The company that sold thousands of faulty water meters to DeKalb County, contributing to widespread billing issues, has agreed to a multi-million dollar settlement.

The agreement, approved by the DeKalb Board of Commissioners Tuesday, amounts to $8.64 million in equipment and labor. It includes 47,000 replacement meters and 30,000 new radio transmitters, plus reprogramming for another 17,500 transmitters. All the equipment will be installed at no charge to the county within the next two years.

“This is a major step forward in improving the quality of service for our customers and restoring trust and credibility to the system,” DeKalb CEO Michael Thurmond said on Tuesday.

Kendall Supply and Sensus USA agreed to deliver and install the meters and transmitters to settle DeKalb’s claim that 50,000 meters installed between 2011 and 2015 had a manufacturing defect associated with the iPERL model.

Amid customer outcry over inaccurate water bills, the Board of Commissioners agreed in October 2016 to stop installing iPERL meters. However, thousands of the flawed models were already in use.

The new meters will be the AccuSTREAM model, which the county described as more durable and more compatible with the radio system used to track water consumption remotely. Thurmond credited new leadership at Sensus for agreeing to a settlement under the product warranty provisions.

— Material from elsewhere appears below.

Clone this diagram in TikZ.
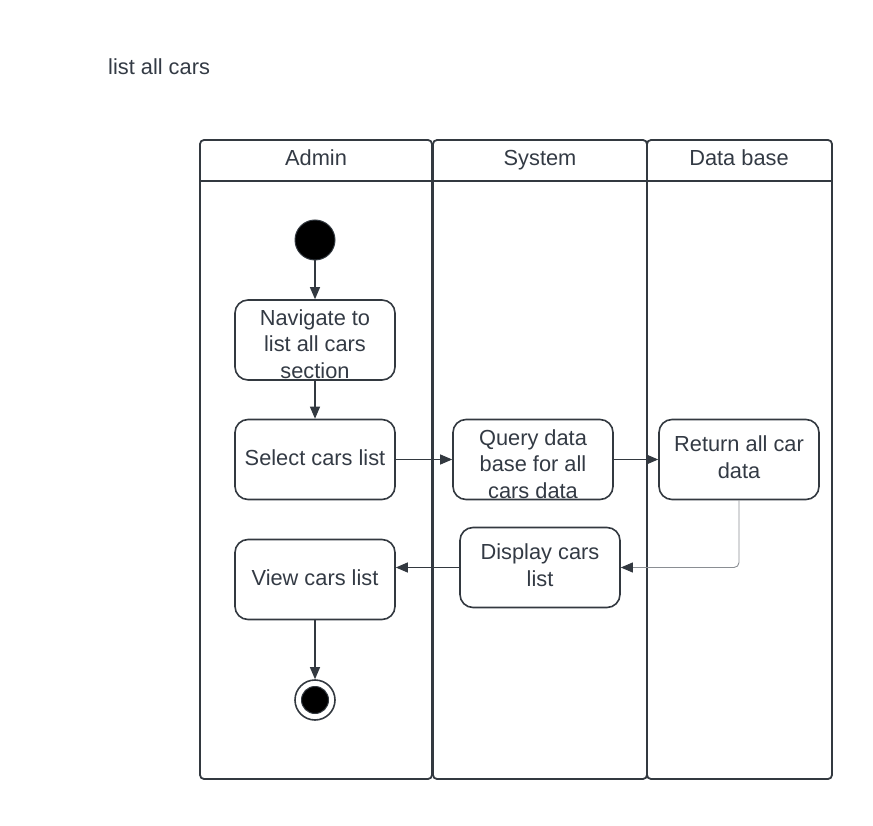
\documentclass[tikz,border=0pt]{standalone}
\usepackage{fontspec}
\setmainfont{Liberation Sans}
\usetikzlibrary{arrows.meta}
\definecolor{ink}{HTML}{333940}
\definecolor{txt}{HTML}{333A44}
\definecolor{thin}{HTML}{8A8E93}
\begin{document}
\begin{tikzpicture}[x=1pt,y=-1pt,
  lane/.style={draw=ink,line width=1.8pt,rounded corners=4pt},
  box/.style={draw=ink,line width=1.6pt,rounded corners=13pt,minimum width=160pt,minimum height=80pt,inner sep=0pt},
  txtnode/.style={text=txt,font=\fontsize{21.8}{26.5}\selectfont,align=center,inner sep=0pt},
  lbl/.style={text=txt,font=\fontsize{21.8}{24}\selectfont,inner sep=0pt,anchor=base},
  flow/.style={draw=ink,line width=1.2pt,-{Triangle[length=12pt,width=10pt]}},
  thinflow/.style={draw=thin,line width=0.9pt,rounded corners=5pt,-{Triangle[length=12pt,width=10pt,color=ink]}}
]
\useasboundingbox (0,0) rectangle (873,826);
% title
\node[lbl,anchor=base west] (title) at (108,74.5) {list all cars};
% lanes
\draw[lane] (200,140) rectangle (432,779);
\draw[lane] (433,140) rectangle (647,779);
\draw[lane] (647,140) rectangle (832,779);
\draw[draw=ink,line width=1.8pt] (200,181) -- (832,181);
\node[lbl] (ladmin) at (316,165.5) {Admin};
\node[lbl] (lsys) at (540,165.5) {System};
\node[lbl] (ldb) at (739,165.5) {Data base};
% start
\node[circle,fill=black,draw=ink,line width=1pt,minimum size=40pt,inner sep=0pt] (start) at (315,240) {};
% boxes
\node[box] (nav) at (315,340) {};
\node[txtnode] (navt) at (315,344) {Navigate to\\list all cars\\section};
\node[box] (sel) at (315,459.5) {};
\node[txtnode] (selt) at (315,458) {Select cars list};
\node[box] (qry) at (533,459.5) {};
\node[txtnode] (qryt) at (533,464) {Query data\\base for all\\cars data};
\node[box] (ret) at (739,459.5) {};
\node[txtnode] (rett) at (739,457) {Return all car\\data};
\node[box] (dsp) at (540,567.5) {};
\node[txtnode] (dspt) at (540,565) {Display cars\\list};
\node[box] (view) at (315,579.5) {};
\node[txtnode] (viewt) at (315,578) {View cars list};
% end
\node[circle,draw=ink,line width=1.6pt,minimum size=40pt,inner sep=0pt] (end) at (315,700) {};
\node[circle,fill=black,draw=ink,line width=1pt,minimum size=27pt,inner sep=0pt] (endin) at (315,700) {};
% connectors
\draw[flow] (start) -- (nav);
\draw[flow] (nav) -- (sel);
\draw[flow] (sel.east) -- (qry.west);
\draw[flow] (qry.east) -- (ret.west);
\draw[thinflow] (ret.south) |- (dsp.east);
\draw[flow] (dsp.west) -- (view.east |- dsp.west);
\draw[flow] (view) -- (end);
\end{tikzpicture}
\end{document}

Commissioner Jeff Rader, the presiding officer, said the settlement will allow DeKalb to replace a large number of bad meters quickly and at no cost to customers.

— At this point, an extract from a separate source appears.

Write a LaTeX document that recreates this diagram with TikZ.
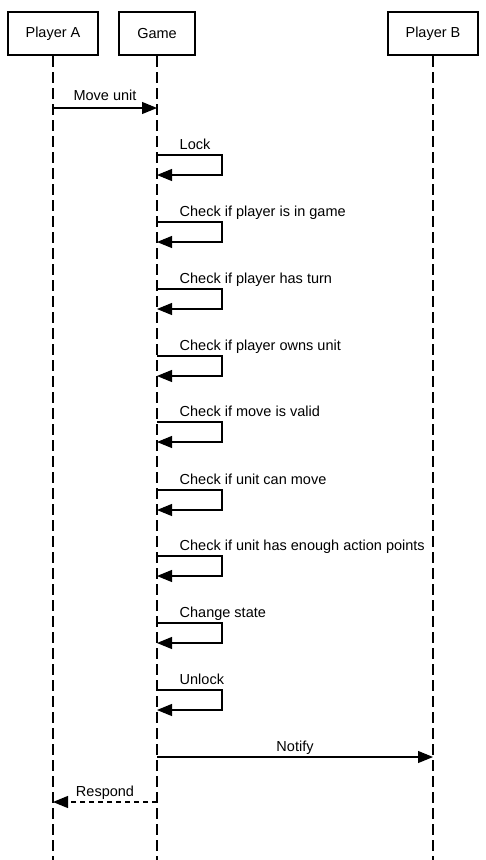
\documentclass[tikz,border=0pt]{standalone}
\usepackage{fontspec}
\setmainfont{Liberation Sans}
\usetikzlibrary{arrows.meta}
\begin{document}
\begin{tikzpicture}[x=1pt,y=-1pt,
  actor/.style={draw,line width=2pt,minimum height=43pt,inner sep=0pt,font=\fontsize{14.5}{16}\selectfont},
  lifeline/.style={line width=1.2pt,dash pattern=on 11pt off 5pt},
  msg/.style={line width=1.1pt,-{Triangle[length=15pt,width=12pt]}},
  reply/.style={msg,dash pattern=on 5pt off 4pt},
  lbl/.style={font=\fontsize{14.5}{16}\selectfont,inner sep=0pt}]
\useasboundingbox (0,0) rectangle (486,860);
\node[actor,minimum width=90pt] (pa) at (53,33.5) {Player A};
\node[actor,minimum width=76pt] (gm) at (157,33.5) {Game};
\node[actor,minimum width=90pt] (pb) at (433,33.5) {Player B};
\coordinate (paend) at (53,860);
\coordinate (gmend) at (157,860);
\coordinate (pbend) at (433,860);
\draw[lifeline] (pa.south) -- (paend);
\draw[lifeline] (gm.south) -- (gmend);
\draw[lifeline] (pb.south) -- (pbend);
% Move unit
\coordinate (m1a) at (53,108);
\coordinate (m1b) at (157,108);
\draw[msg] (m1a) -- (m1b) node[lbl,midway,anchor=base,yshift=8pt] (l0) {Move unit};
% self messages
\foreach \y/\t [count=\i] in {155/Lock,222/Check if player is in game,289/Check if player has turn,356/Check if player owns unit,422/Check if move is valid,490/Check if unit can move,556/Check if unit has enough action points,623/Change state,690/Unlock}{
  \coordinate (s\i a) at (157,\y);
  \coordinate (s\i c) at (222,\y);
  \coordinate (s\i b) at (157,\y+20);
  \draw[msg] (s\i a) -- (s\i c) |- (s\i b);
  \node[lbl,anchor=base west] (sl\i) at (179.5,\y-6) {\t};
}
% Notify
\coordinate (n1a) at (157,757);
\coordinate (n1b) at (433,757);
\draw[msg] (n1a) -- (n1b) node[lbl,midway,anchor=base,yshift=6pt] (ln) {Notify};
% Respond
\coordinate (r1a) at (157,802);
\coordinate (r1b) at (53,802);
\draw[reply] (r1a) -- (r1b) node[lbl,midway,anchor=base,yshift=6pt] (lr) {Respond};
\end{tikzpicture}
\end{document}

“Now we get to pull them all out of the ground at once, replace them with more reliable meters. … When we looked at our options of doing that same thing, using a different vendor, that cost was much higher,” he said.

The county will shoulder the cost of installing another 54,000 meters this year. Thurmond, who took office in January 2017, said he is working hard to move beyond the billing issues that have plagued the county for years.

About 4,000 customers were contacting the county every month to dispute their water bill, he said. That number is now down to about 300, Thurmond said.

“It was an embarrassing decision to buy and install that many defective meters, but today hopefully we’re moving in a new direction,” he said. “I know we are.”